Yeah, that’s a lengthy title, I know.
I was recently asked about the differences between a Chromebook and a laptop. My answer was that Chromebooks are more for online storage as opposed to hardware storage and that most functions require an internet connection. That didn’t really seem to help my friend who couldn’t decide what device to buy next. I thought it might be a good idea to compare these device as well as netbooks and tablets to see what the key differences are.
Essentially, a laptop is a portable PC that allows all the complex features you’d have on a desktop PC but without needing a large space to set it up. Laptops were created to fill that gaping hole in the market for portable PC’s. They were the first incarnation of this type of portable PC technology which has slowly dripped down, creating a market for even smaller devices.

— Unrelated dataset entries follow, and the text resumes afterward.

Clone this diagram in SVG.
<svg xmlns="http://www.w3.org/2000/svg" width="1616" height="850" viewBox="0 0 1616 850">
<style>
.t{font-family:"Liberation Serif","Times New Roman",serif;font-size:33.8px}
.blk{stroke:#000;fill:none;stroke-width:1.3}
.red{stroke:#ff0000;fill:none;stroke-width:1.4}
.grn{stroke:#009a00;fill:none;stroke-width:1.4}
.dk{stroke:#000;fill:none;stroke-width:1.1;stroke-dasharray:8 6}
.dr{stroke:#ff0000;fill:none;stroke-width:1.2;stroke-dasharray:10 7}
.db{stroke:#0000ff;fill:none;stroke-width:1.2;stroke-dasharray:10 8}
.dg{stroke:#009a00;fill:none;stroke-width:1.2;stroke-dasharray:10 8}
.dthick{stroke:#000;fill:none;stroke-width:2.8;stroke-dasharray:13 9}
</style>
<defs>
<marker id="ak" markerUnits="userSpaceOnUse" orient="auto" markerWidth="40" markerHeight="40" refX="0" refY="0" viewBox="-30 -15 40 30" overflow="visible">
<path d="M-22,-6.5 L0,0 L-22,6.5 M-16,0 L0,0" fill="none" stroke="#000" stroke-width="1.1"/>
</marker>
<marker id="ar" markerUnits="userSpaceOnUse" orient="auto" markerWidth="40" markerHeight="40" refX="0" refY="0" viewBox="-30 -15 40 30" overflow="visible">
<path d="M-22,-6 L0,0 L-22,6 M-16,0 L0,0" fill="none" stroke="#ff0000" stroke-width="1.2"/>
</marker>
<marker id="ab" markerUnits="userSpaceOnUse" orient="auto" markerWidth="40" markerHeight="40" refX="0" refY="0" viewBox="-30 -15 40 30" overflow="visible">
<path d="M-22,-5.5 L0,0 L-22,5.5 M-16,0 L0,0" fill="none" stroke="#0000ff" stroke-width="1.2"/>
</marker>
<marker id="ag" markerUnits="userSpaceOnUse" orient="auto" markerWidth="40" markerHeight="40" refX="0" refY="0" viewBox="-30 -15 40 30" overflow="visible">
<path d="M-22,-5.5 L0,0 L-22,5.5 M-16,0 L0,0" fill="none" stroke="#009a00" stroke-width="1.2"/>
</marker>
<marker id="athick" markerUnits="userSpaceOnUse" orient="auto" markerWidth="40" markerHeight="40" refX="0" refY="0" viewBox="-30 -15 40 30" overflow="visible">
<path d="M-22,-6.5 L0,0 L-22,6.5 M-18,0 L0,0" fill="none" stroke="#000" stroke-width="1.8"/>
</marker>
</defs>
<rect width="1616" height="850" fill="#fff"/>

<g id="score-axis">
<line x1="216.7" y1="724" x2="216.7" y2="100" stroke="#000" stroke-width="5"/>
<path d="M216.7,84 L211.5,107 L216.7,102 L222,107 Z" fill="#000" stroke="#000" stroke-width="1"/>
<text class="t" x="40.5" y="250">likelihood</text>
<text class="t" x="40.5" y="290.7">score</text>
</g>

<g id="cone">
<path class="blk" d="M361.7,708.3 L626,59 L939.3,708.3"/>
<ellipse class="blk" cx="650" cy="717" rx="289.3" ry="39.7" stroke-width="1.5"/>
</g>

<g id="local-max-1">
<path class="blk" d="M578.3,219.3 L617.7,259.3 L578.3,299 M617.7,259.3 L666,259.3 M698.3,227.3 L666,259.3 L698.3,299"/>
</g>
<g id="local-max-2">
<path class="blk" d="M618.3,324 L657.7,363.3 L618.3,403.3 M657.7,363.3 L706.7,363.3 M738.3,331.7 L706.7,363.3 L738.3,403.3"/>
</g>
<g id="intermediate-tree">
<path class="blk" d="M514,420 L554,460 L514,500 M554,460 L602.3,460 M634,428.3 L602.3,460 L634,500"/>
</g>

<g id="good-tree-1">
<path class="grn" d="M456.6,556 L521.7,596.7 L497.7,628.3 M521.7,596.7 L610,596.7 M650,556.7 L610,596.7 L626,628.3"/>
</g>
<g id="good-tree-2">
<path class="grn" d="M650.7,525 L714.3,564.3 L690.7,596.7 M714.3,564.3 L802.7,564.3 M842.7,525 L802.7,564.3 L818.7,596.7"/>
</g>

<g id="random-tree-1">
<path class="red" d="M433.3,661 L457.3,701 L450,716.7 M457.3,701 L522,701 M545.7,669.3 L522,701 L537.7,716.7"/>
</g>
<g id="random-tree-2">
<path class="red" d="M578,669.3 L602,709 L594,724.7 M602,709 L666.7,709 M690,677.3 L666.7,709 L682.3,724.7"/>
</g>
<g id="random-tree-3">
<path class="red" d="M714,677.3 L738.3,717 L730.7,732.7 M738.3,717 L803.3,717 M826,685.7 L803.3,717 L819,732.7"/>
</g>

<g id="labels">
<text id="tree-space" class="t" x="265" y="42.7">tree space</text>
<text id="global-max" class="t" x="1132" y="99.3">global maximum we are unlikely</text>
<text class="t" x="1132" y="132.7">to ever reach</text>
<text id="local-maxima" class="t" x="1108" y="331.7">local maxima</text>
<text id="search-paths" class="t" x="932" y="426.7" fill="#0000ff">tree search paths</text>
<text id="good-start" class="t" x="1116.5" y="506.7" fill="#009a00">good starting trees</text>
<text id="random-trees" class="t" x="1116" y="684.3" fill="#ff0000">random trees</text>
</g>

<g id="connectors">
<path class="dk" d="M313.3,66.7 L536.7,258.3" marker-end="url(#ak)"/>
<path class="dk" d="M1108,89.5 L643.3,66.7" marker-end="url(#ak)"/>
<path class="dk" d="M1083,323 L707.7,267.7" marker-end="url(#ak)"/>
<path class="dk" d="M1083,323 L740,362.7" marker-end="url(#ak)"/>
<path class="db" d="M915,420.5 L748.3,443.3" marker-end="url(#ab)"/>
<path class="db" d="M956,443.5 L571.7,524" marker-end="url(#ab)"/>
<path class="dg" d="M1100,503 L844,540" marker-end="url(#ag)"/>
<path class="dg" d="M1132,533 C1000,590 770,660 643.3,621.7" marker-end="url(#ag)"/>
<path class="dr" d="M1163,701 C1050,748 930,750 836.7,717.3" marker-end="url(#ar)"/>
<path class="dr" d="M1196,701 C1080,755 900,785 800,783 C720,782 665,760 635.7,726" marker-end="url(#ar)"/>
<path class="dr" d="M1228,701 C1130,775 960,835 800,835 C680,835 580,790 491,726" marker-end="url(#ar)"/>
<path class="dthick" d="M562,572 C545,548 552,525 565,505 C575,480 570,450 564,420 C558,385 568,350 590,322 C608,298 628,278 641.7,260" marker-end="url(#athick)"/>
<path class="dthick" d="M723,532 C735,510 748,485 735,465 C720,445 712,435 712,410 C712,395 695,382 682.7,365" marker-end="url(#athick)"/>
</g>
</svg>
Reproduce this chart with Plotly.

If you own a laptop, you know that a lot of computing power is squeezed into this relatively small box. I say relatively because you’ll notice that as time goes on, your old laptop starts looking bigger and bigger. It has a keyboard, mouse, speakers, Wi-Fi (and more recently webcams and mics) all integrated into it. They also have a DVD/BluRay drive, making for a complete PC package for any potential project.
I had a very disappointing relationship with my old laptop that literally ended in flames after keeping it alive long past it’s inevitable death with various modifications. Since then the laptops I’ve bought have had a much needed increase in RAM, impressive storage capacity and quicker processors. This makes my laptop, my go to device to get work done.
Now with all that processing power, it takes a lot of energy to keep your laptop running and that’s where its Achilles Heel appears. Any laptop owner will know that annoying sound and popup to let you know that your laptop has been unplugged for too long. It’s become common to keep it plugged in at home.
It’s still a mystery to me how they can make faster laptops every year but my battery still lasts only 3 hours.
Newer laptops require more processing power which in turn require a larger battery. However, the larger battery still only gives minimal usage time on it. I’m still waiting for the day that I can get a full day’s work done without searching for a socket in my local coffee shop.
It took me a long time to accept netbooks as a viable alternative to laptops.
They are designed to be lighter and more portable than your average laptop. This is done by stripping certain features that, in this day and age, aren’t that necessary. By having less components to power, netbooks have a much better battery life compared to laptops.
Usually with netbooks, the CPU and GPU have been downgraded to something less powerful and they’ve been stripped of their DVD reader. This was my initial problem with netbooks. In the past all my software and games were on DVD’s which made the idea of owning a netbook nonsensical. They also didn’t have sufficient HDD space to hold the large amounts of random junk I install.
But netbooks have finally found their place in the mobile market. I honestly cannot remember the last time I used my DVD drive. Pretty much all software and games can be downloaded directly from the manufacturer’s site and installed without you ever needing to go out to store. Processing speeds and storage capacity on netbooks has also been increased to make them a worthwhile investment to get work done on the move.
If you get a lot of work done at your local Starbucks or travel a lot, a netbooks size and negligible weight make it perfect for the businessman/businesswoman.